While financial advisors often play the leading role when it comes to inheritance and estate planning, lawyers and CPAs play essential roles as well. It’s a good thing to show clients that you have a good working relationship when other professionals are involved. Experts say reaching out to your client’s CPA or attorney not only helps streamline the planning process, but it helps build clients’ trust.

“I have found that I’ve solidified a lot of our client relationships because I’ve opened up that engagement,” says Moore of Wells Fargo. “We describe it to the client as three legs to their stool. All three of those entities should be working on behalf of the client, facilitating their wishes and making sure that they’re doing it in the most effective way.”

Advisors tend to have the most face-time with clients when it comes to inheritance planning. Advisors can streamline clients’ planning processes by ensuring their financial information is available to the other professionals involved.

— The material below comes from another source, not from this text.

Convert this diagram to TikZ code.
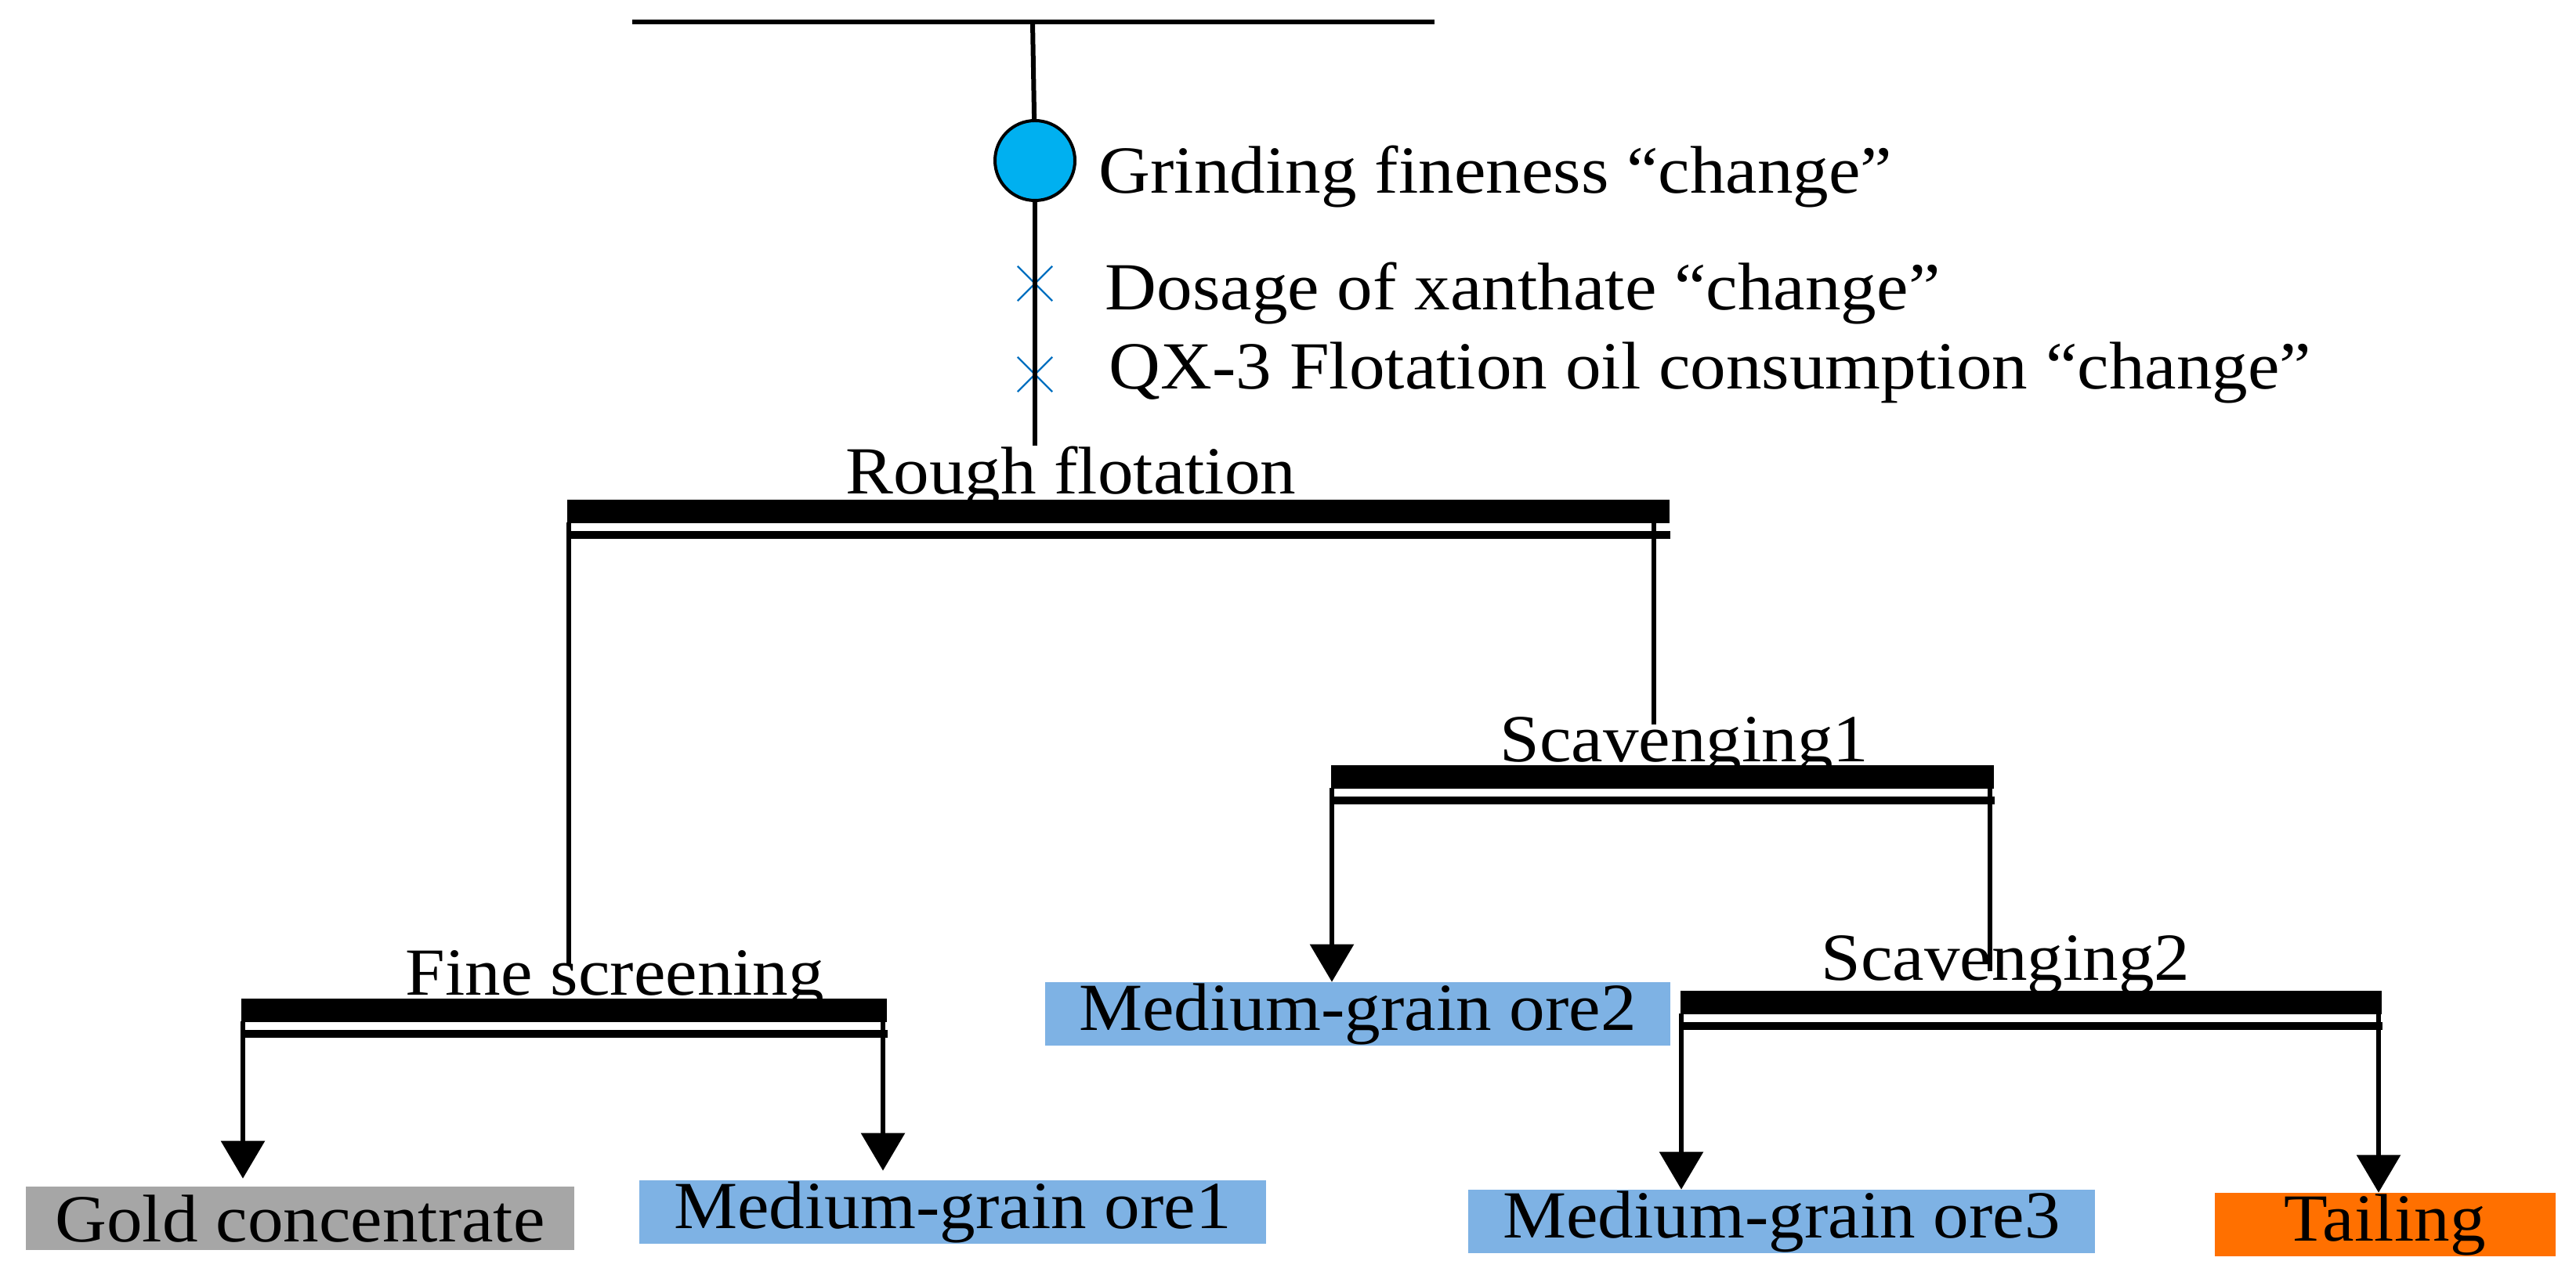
\documentclass[tikz,border=0pt]{standalone}
\usepackage{fontspec}
\setmainfont{Liberation Serif}[FakeStretch=1.06]
\usepackage{tikz}
\usetikzlibrary{positioning,arrows.meta,shapes.misc}
\definecolor{cGrind}{HTML}{00B0F0}
\definecolor{cMark}{HTML}{0070C0}
\definecolor{cGold}{HTML}{A6A6A6}
\definecolor{cOre}{HTML}{7EB2E4}
\definecolor{cTail}{HTML}{FF7000}

\begin{document}
\begin{tikzpicture}[
  x=0.25pt, y=-0.25pt,
  font=\fontsize{21.5}{25}\selectfont,
  >={Triangle[length=12pt,width=13.75pt]},
  pipe/.style={draw=black, line width=1.5pt},
  flow/.style={pipe, ->},
  bar/.style={fill=black, inner sep=0pt, minimum height=7.5pt, anchor=north west},
  band/.style={draw=black, line width=2.5pt},
  lbl/.style={inner sep=0pt, anchor=base},
  note/.style={inner sep=0pt, anchor=base west},
  box/.style={inner sep=0pt, minimum height=20.25pt, align=center},
  gold/.style={box, fill=cGold, minimum width=175pt},
  ore/.style={box, fill=cOre, minimum width=200pt},
  tail/.style={box, fill=cTail, minimum width=108.75pt},
  grind/.style={circle, draw=black, fill=cGrind, line width=1pt, minimum size=25.5pt, inner sep=0pt},
  xmark/.style={cross out, draw=cMark, line width=0.6pt, minimum size=10.5pt, inner sep=0pt},
]
\useasboundingbox (0,0) rectangle (3288,1633);

% feed and reagents
\coordinate (inL) at (807,28);
\coordinate (inR) at (1831,28);
\coordinate (inM) at (1318,28);
\node[grind] (grind) at (1321,205) {};
\node[xmark] (xan) at (1321,362) {};
\node[xmark] (oil) at (1321,478) {};
\node[note] (grindlbl) at (1402,247) {Grinding fineness “change”};
\node[note] (xanlbl) at (1410,396) {Dosage of xanthate “change”};
\node[note] (oillbl) at (1415,497) {QX-3 Flotation oil consumption “change”};
\coordinate (roughIn) at (1321,569);

% stage captions
\node[lbl] (roughlbl) at (1367,631) {Rough flotation};
\node[lbl] (scav1lbl) at (2150,973) {Scavenging1};
\node[lbl] (finelbl) at (785,1271) {Fine screening};
\node[lbl] (scav2lbl) at (2560,1252) {Scavenging2};

% products
\node[gold] (gold) at (383,1556) {Gold concentrate};
\node[ore] (ore1) at (1216,1548) {Medium-grain ore1};
\node[ore, minimum width=199.5pt] (ore2) at (1733,1295) {Medium-grain ore2};
\node[ore] (ore3) at (2274,1560) {Medium-grain ore3};
\node[tail] (tail) at (3044,1564) {Tailing};

% connector ends
\coordinate (roughL) at (726,667);
\coordinate (roughR) at (2111,667);
\coordinate (fineIn) at (726,1233);
\coordinate (scav1In) at (2111,925);
\coordinate (scav1L) at (1700,1006);
\coordinate (scav1R) at (2540,1006);
\coordinate (scav2In) at (2540,1240);
\coordinate (fineL) at (310,1304);
\coordinate (fineR) at (1127,1304);
\coordinate (scav2L) at (2146,1294);
\coordinate (scav2R) at (3036,1294);

\draw[pipe] (inL) -- (inR);
\draw[pipe] (inM) -- (grind);
\draw[pipe] (grind) -- (roughIn);
\draw[pipe] (roughL) -- (fineIn);
\draw[pipe] (roughR) -- (scav1In);
\draw[pipe] (scav1R) -- (scav2In);
\draw[flow] (scav1L) -- (scav1L |- ore2.north);
\draw[flow, shorten >=2.5pt] (fineL) -- (fineL |- gold.north);
\draw[flow, shorten >=3pt] (fineR) -- (fineR |- ore1.north);
\draw[flow] (scav2L) -- (scav2L |- ore3.north);
\draw[flow] (scav2R) -- (scav2R |- tail.north);

% flotation bars
\node[bar, minimum width=351.75pt] (rough) at (723,637) {};
\node[bar, minimum width=211.5pt] (scav1) at (1698,976) {};
\node[bar, minimum width=206pt] (fine) at (307,1274) {};
\node[bar, minimum width=223.75pt] (scav2) at (2144,1264) {};
\draw[band] ([yshift=-3.5pt]rough.south west) -- ([yshift=-3.5pt]rough.south east);
\draw[band] ([yshift=-3.5pt]scav1.south west) -- ([yshift=-3.5pt]scav1.south east);
\draw[band] ([yshift=-3.5pt]fine.south west) -- ([yshift=-3.5pt]fine.south east);
\draw[band] ([yshift=-3.5pt]scav2.south west) -- ([yshift=-3.5pt]scav2.south east);
\end{tikzpicture}
\end{document}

If possible, facilitate a meeting that gets all of the players in the same room, suggest advisors and experts.

“I don’t know if there’s anything more powerful than saying, ‘The three of us think this is the right approach,’” Bradshaw says.


Building client confidence, a key ingredient of inheritance planning, requires advisors to be open to different approaches and sensitive to the needs of benefactors and heirs.

Advisors say talking about inheritance does not need to be a dark conversation: Instead, advisors can help clients envision a bright future for their loved ones and help them contribute to the causes they care about.

“When you talk about an inheritance, there are many different options. There’s not necessarily one right way to do it,” Liersch says. “Really listening and taking in your clients’ perspectives and understanding what they’re trying to accomplish can often be an extraordinarily constructive starting point.”